_Prompt_
Copy the listing verbatim, excluding any images found in it.

_Stored data_
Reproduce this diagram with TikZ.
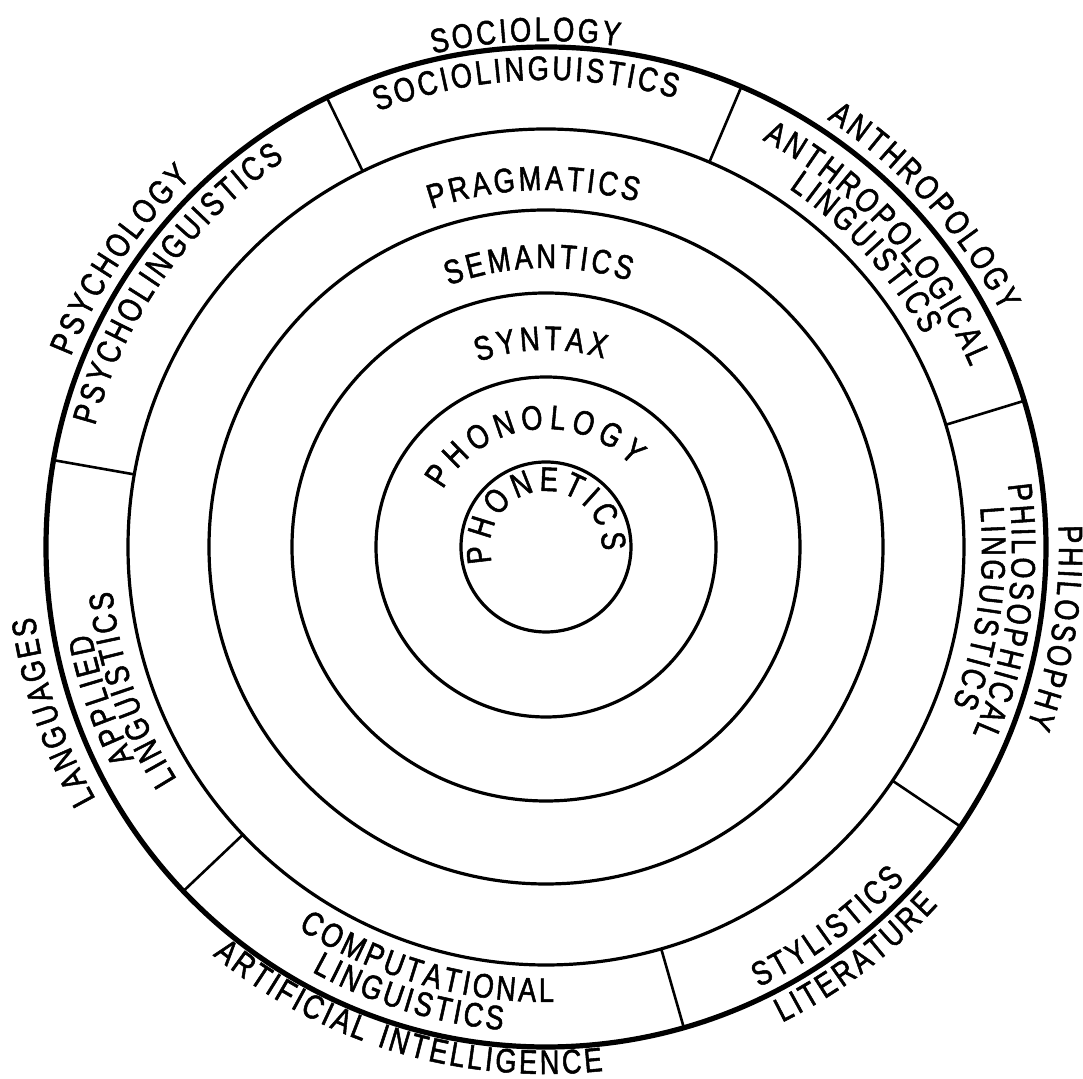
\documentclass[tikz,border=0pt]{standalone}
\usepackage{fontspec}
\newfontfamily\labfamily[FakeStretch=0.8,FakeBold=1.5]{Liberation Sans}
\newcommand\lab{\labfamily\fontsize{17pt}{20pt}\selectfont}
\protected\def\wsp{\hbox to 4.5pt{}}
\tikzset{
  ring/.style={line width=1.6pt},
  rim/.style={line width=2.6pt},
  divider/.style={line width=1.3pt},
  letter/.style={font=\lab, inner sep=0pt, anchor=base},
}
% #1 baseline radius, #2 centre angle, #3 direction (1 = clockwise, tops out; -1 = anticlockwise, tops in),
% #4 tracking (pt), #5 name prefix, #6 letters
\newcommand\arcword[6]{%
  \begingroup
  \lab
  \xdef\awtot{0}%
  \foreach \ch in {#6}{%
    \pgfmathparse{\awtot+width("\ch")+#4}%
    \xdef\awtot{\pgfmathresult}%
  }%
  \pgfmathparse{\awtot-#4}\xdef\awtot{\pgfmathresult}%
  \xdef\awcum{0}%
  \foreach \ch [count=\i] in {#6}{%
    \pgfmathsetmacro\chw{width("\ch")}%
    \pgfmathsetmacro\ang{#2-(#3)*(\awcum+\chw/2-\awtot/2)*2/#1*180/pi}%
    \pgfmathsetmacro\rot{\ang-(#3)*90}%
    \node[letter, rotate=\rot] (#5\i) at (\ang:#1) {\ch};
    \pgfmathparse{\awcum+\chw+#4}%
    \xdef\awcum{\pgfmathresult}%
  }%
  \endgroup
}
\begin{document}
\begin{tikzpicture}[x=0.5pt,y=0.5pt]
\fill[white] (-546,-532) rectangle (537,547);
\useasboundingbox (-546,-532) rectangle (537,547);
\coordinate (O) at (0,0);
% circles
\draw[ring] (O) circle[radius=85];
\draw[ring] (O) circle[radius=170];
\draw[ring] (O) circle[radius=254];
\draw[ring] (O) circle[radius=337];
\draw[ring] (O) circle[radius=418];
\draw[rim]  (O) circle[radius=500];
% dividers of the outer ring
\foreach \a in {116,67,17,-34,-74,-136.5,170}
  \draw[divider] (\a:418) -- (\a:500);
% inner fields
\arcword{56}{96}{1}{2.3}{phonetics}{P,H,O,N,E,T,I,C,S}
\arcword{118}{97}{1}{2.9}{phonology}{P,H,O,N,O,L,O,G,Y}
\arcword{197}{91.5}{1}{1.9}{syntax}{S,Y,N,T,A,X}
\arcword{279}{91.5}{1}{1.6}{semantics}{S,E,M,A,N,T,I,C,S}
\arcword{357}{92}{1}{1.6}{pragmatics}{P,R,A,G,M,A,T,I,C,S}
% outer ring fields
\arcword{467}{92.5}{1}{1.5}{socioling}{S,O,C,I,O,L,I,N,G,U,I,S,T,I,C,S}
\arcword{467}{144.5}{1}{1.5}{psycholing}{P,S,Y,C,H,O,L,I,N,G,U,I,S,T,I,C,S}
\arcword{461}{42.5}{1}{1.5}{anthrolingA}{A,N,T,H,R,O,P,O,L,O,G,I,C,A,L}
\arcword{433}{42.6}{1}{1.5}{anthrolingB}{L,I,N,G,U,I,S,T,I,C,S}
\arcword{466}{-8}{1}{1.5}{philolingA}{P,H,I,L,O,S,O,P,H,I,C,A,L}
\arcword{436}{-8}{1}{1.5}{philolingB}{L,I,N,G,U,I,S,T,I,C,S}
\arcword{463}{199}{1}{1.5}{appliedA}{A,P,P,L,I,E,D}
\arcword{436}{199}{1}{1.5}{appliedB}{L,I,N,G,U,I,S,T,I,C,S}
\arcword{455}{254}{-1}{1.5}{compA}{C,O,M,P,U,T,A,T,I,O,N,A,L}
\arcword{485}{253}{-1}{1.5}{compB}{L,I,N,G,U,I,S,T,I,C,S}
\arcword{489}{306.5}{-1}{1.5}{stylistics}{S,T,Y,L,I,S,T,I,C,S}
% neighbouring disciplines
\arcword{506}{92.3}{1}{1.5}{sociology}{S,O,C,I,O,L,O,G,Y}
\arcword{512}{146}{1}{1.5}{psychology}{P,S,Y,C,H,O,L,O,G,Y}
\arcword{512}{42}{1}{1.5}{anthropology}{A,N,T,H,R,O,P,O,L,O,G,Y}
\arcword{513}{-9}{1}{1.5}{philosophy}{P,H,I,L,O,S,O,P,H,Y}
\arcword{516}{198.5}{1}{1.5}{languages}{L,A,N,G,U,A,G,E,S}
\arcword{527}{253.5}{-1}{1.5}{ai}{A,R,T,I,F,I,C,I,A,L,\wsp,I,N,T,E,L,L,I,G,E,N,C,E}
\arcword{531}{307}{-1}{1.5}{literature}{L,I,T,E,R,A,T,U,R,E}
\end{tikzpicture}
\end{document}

_Written answer_
Reproduce this diagram with TikZ.
\documentclass[tikz,border=0pt]{standalone}
\usepackage{fontspec}
\newfontfamily\labfamily[FakeStretch=0.8,FakeBold=1.5]{Liberation Sans}
\newcommand\lab{\labfamily\fontsize{17pt}{20pt}\selectfont}
\protected\def\wsp{\hbox to 4.5pt{}}
\tikzset{
  ring/.style={line width=1.6pt},
  rim/.style={line width=2.6pt},
  divider/.style={line width=1.3pt},
  letter/.style={font=\lab, inner sep=0pt, anchor=base},
}
% #1 baseline radius, #2 centre angle, #3 direction (1 = clockwise, tops out; -1 = anticlockwise, tops in),
% #4 tracking (pt), #5 name prefix, #6 letters
\newcommand\arcword[6]{%
  \begingroup
  \lab
  \xdef\awtot{0}%
  \foreach \ch in {#6}{%
    \pgfmathparse{\awtot+width("\ch")+#4}%
    \xdef\awtot{\pgfmathresult}%
  }%
  \pgfmathparse{\awtot-#4}\xdef\awtot{\pgfmathresult}%
  \xdef\awcum{0}%
  \foreach \ch [count=\i] in {#6}{%
    \pgfmathsetmacro\chw{width("\ch")}%
    \pgfmathsetmacro\ang{#2-(#3)*(\awcum+\chw/2-\awtot/2)*2/#1*180/pi}%
    \pgfmathsetmacro\rot{\ang-(#3)*90}%
    \node[letter, rotate=\rot] (#5\i) at (\ang:#1) {\ch};
    \pgfmathparse{\awcum+\chw+#4}%
    \xdef\awcum{\pgfmathresult}%
  }%
  \endgroup
}
\begin{document}
\begin{tikzpicture}[x=0.5pt,y=0.5pt]
\fill[white] (-546,-532) rectangle (537,547);
\useasboundingbox (-546,-532) rectangle (537,547);
\coordinate (O) at (0,0);
% circles
\draw[ring] (O) circle[radius=85];
\draw[ring] (O) circle[radius=170];
\draw[ring] (O) circle[radius=254];
\draw[ring] (O) circle[radius=337];
\draw[ring] (O) circle[radius=418];
\draw[rim]  (O) circle[radius=500];
% dividers of the outer ring
\foreach \a in {116,67,17,-34,-74,-136.5,170}
  \draw[divider] (\a:418) -- (\a:500);
% inner fields
\arcword{56}{96}{1}{2.3}{phonetics}{P,H,O,N,E,T,I,C,S}
\arcword{118}{97}{1}{2.9}{phonology}{P,H,O,N,O,L,O,G,Y}
\arcword{197}{91.5}{1}{1.9}{syntax}{S,Y,N,T,A,X}
\arcword{279}{91.5}{1}{1.6}{semantics}{S,E,M,A,N,T,I,C,S}
\arcword{357}{92}{1}{1.6}{pragmatics}{P,R,A,G,M,A,T,I,C,S}
% outer ring fields
\arcword{467}{92.5}{1}{1.5}{socioling}{S,O,C,I,O,L,I,N,G,U,I,S,T,I,C,S}
\arcword{467}{144.5}{1}{1.5}{psycholing}{P,S,Y,C,H,O,L,I,N,G,U,I,S,T,I,C,S}
\arcword{461}{42.5}{1}{1.5}{anthrolingA}{A,N,T,H,R,O,P,O,L,O,G,I,C,A,L}
\arcword{433}{42.6}{1}{1.5}{anthrolingB}{L,I,N,G,U,I,S,T,I,C,S}
\arcword{466}{-8}{1}{1.5}{philolingA}{P,H,I,L,O,S,O,P,H,I,C,A,L}
\arcword{436}{-8}{1}{1.5}{philolingB}{L,I,N,G,U,I,S,T,I,C,S}
\arcword{463}{199}{1}{1.5}{appliedA}{A,P,P,L,I,E,D}
\arcword{436}{199}{1}{1.5}{appliedB}{L,I,N,G,U,I,S,T,I,C,S}
\arcword{455}{254}{-1}{1.5}{compA}{C,O,M,P,U,T,A,T,I,O,N,A,L}
\arcword{485}{253}{-1}{1.5}{compB}{L,I,N,G,U,I,S,T,I,C,S}
\arcword{489}{306.5}{-1}{1.5}{stylistics}{S,T,Y,L,I,S,T,I,C,S}
% neighbouring disciplines
\arcword{506}{92.3}{1}{1.5}{sociology}{S,O,C,I,O,L,O,G,Y}
\arcword{512}{146}{1}{1.5}{psychology}{P,S,Y,C,H,O,L,O,G,Y}
\arcword{512}{42}{1}{1.5}{anthropology}{A,N,T,H,R,O,P,O,L,O,G,Y}
\arcword{513}{-9}{1}{1.5}{philosophy}{P,H,I,L,O,S,O,P,H,Y}
\arcword{516}{198.5}{1}{1.5}{languages}{L,A,N,G,U,A,G,E,S}
\arcword{527}{253.5}{-1}{1.5}{ai}{A,R,T,I,F,I,C,I,A,L,\wsp,I,N,T,E,L,L,I,G,E,N,C,E}
\arcword{531}{307}{-1}{1.5}{literature}{L,I,T,E,R,A,T,U,R,E}
\end{tikzpicture}
\end{document}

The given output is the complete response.